We claim that \(|{{\mathcal {I}}}| \le \mu |{{\mathcal {B}}}_{\le \ell }|\) because no layer is collapsible. If \(|{{\mathcal {I}}}| > \mu |{{\mathcal {B}}}_{\le \ell }|\), there would be some \({{\mathcal {I}}}_i\) in the disjoint partition \(\bigcup _{i=1}^\ell {{\mathcal {I}}}_i\) of \({\mathcal {I}}\) such that \(|{{\mathcal {I}}}_i| > \mu |{{\mathcal {B}}}_i|\). Note that \(|{{\mathcal {I}}}_i| = |I_i|\) because \(I_i\) consists of the destinations of node-disjoint paths from \({{\mathcal {B}}}_i\) to \({{\mathcal {I}}}_i\). Also, \(|{{\mathcal {B}}}_i| = |B_i|\) because edges in \({{\mathcal {B}}}_i\) belong to a matching of the hypergraph H, so no two edges in \({{\mathcal {B}}}_i\) are incident to the same player. By definition, \(f_M[B_{\le i},I] - f_M[B_{\le i-1},I] = |I_i| > \mu |B_i|\). But then the layer \(L_i\) is collapsible according to Definition 4, a contradiction to the assumption that no layer is collapsible. This proves our claim.

We have assumed to the contrary of Lemma 4 that \(|{{\mathcal {A}}}_{\ell +1}| \le 2\mu |{{\mathcal {B}}}_{\le \ell }|\).
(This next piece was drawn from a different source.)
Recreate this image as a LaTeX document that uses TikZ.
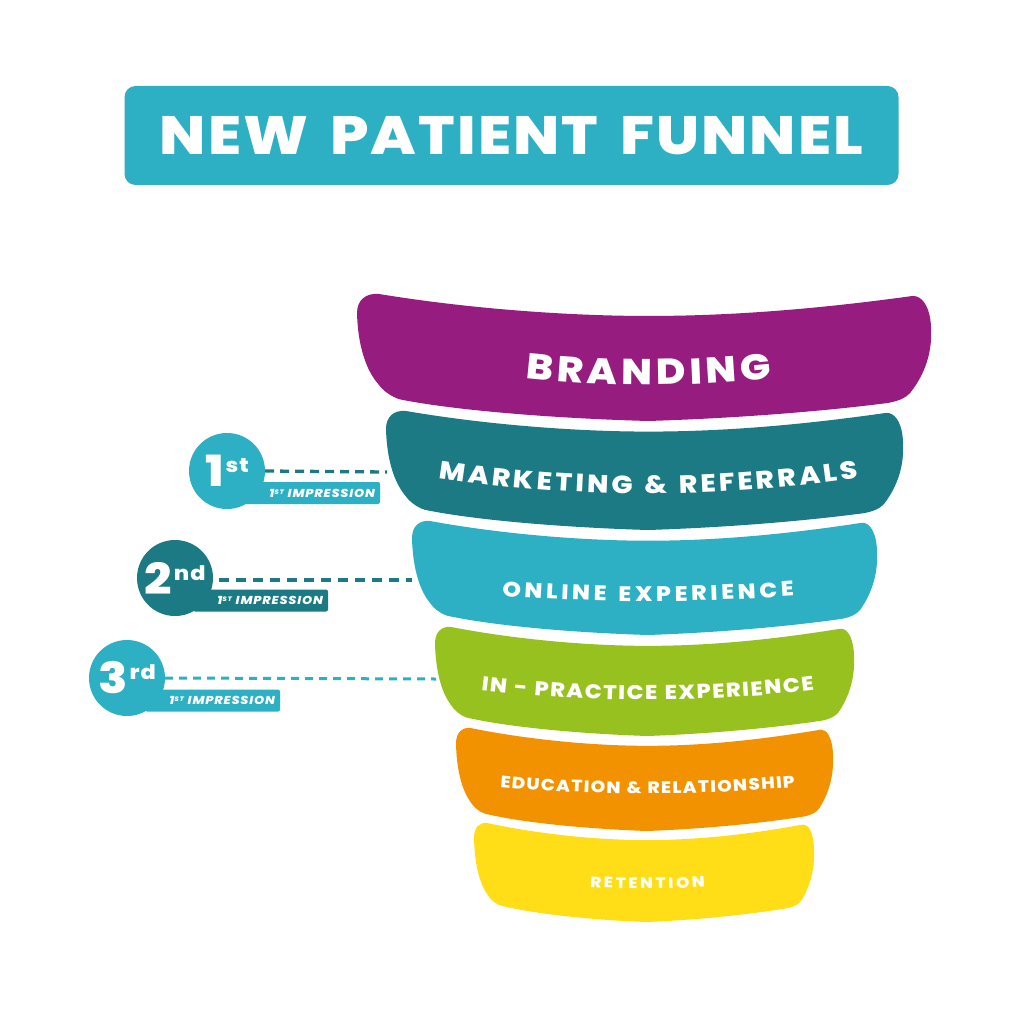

Plugging \(\beta = \gamma ^2\), \(\mu = \gamma ^3\), and the two inequalities above into (A.6) gives

$$\begin{aligned}{} & {} \sum _{p \in P^+}y_i^* - \sum _{r\in R_f^+} z_r^* - \sum _{r\in R_t^+} z_r^* \\{} & {} \quad > \bigl (1-3\gamma ^3\bigr ) |{{\mathcal {B}}}_{\le \ell }| - \bigl (1 + \gamma - 3\gamma ^3 - 3\gamma ^4\bigr )\lambda |{{\mathcal {B}}}_{\le \ell }| - \bigl (3+\gamma + 6\gamma ^3 + 2\gamma ^4){\hat{c}}\lambda |{{\mathcal {B}}}_{\le \ell }| \\{} & {} \qquad - \bigl (8\gamma +4\gamma ^2){\hat{c}}^2\lambda |{{\mathcal {B}}}_{\le \ell }|. \end{aligned}$$

One can set \(\gamma = \Theta (\delta )\) so that

$$\begin{aligned}{} & {} \frac{1-3\gamma ^3}{(1+\gamma -3\gamma ^3-3\gamma ^4)+(3+\gamma +6\gamma ^3+2\gamma ^4){\hat{c}}+(8\gamma +4\gamma ^2){\hat{c}}^2} \\{} & {} \quad > \frac{1}{1+3{\hat{c}}+O(\delta {\hat{c}}^2)} \\{} & {} \quad = \lambda , \end{aligned}$$

which implies that the objective function value is positive.